Chris Blattman, criminólogo de la Universidad de Chicago, dice que es un mito que el crimen organizado prefiera “la guerra” antes que “la paz”, porque “nadie vende drogas en una guerra”. Por eso, estos grupos encuentran incentivos en que “haya paz”.

Lo que ocurrió naturalmente en EE.UU. fue alentado en otros países, como en Colombia o México, donde los homicidios bajaron, al menos transitoriamente, a partir de acuerdos entre el gobierno y el narco, o en Brasil cuando se le “cedió” las cárceles al Primer Comando de la Capital y al Comando Rojo.

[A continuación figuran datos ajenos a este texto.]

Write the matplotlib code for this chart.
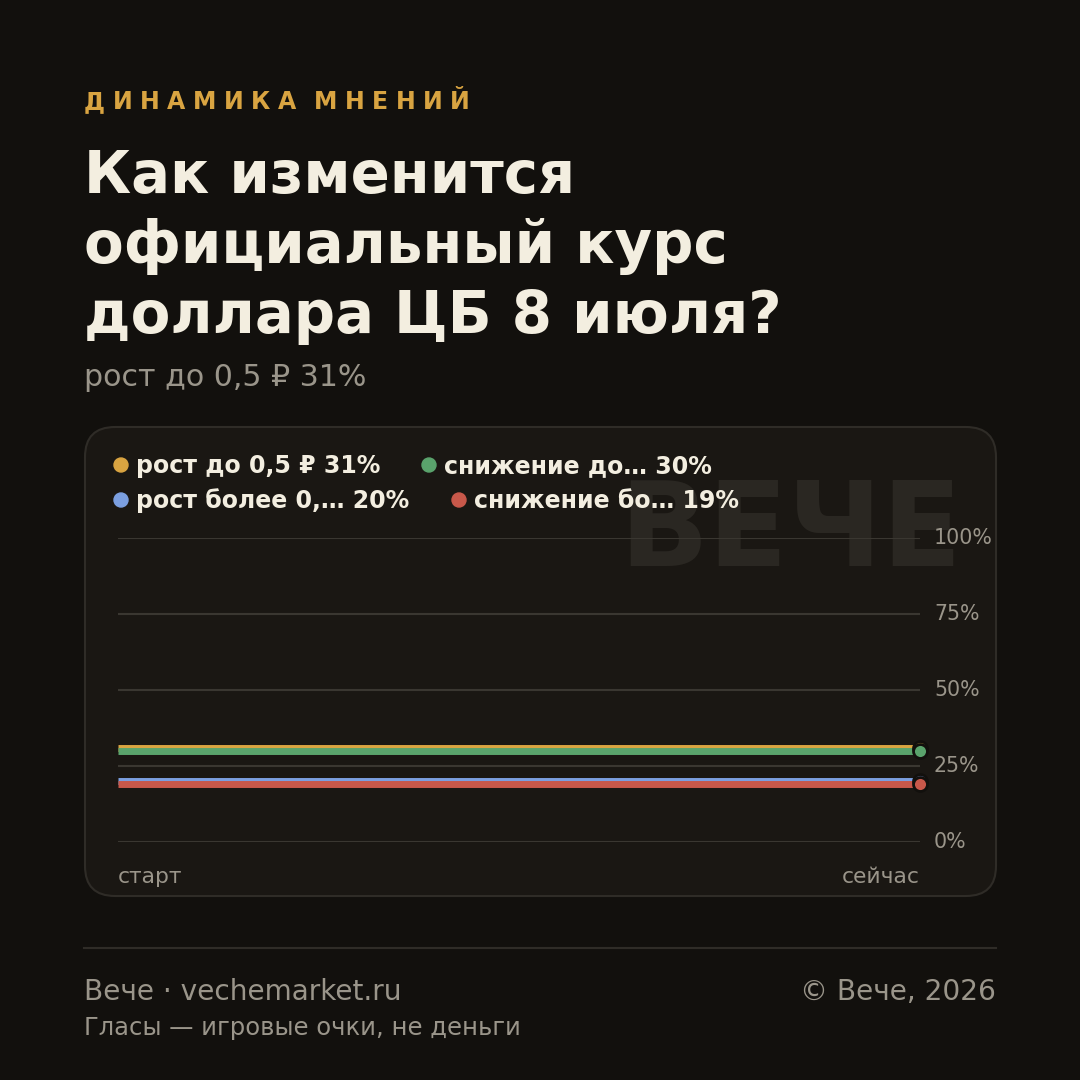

El criminólogo Ignacio Cano dijo a la diaria que la categoría “ajuste de cuentas” y similares se usan para decir que “tanto el autor como la víctima eran parte de estructuras criminales. Significa que eran criminales profesionales y, por lo tanto, es más difícil de combatir, y para la ciudadanía manda el mensaje de que se mataron entre ellos, de manera que las personas ‘normales’ no están en riesgo”.

“Si un homicidio se categoriza como ajuste de cuentas y, por tanto, un problema entre grupos criminales, parecería que no es nuestro problema”, pero “es un error pensar que si se matan entre ellos nos podemos sentir tranquilos. Porque la violencia nunca se contiene, siempre se derrama”.

Sin embargo, aquí seguimos, entre el uso indiscriminado y a veces irresponsable del término ajuste de cuentas y el discurso oficial que trata de dar una explicación policial a un fenómeno muy complejo; entre muertes anónimas y otras “famosas”; entre el que “se maten entre ellos” y la naturalización de la muerte que ese pensamiento genera.

La ignorancia de este fenómeno no puede ser una trinchera para convertir el dolor en algo tan ajeno que no nos afecte. Porque, si la muerte violenta de una nena de 12 años nos parece algo ajeno, entonces no es solo que esa violencia tarde o temprano nos va a llegar, sino que, además, vamos a ser corresponsables, por irresponsables, por insensibles, por ignorantes.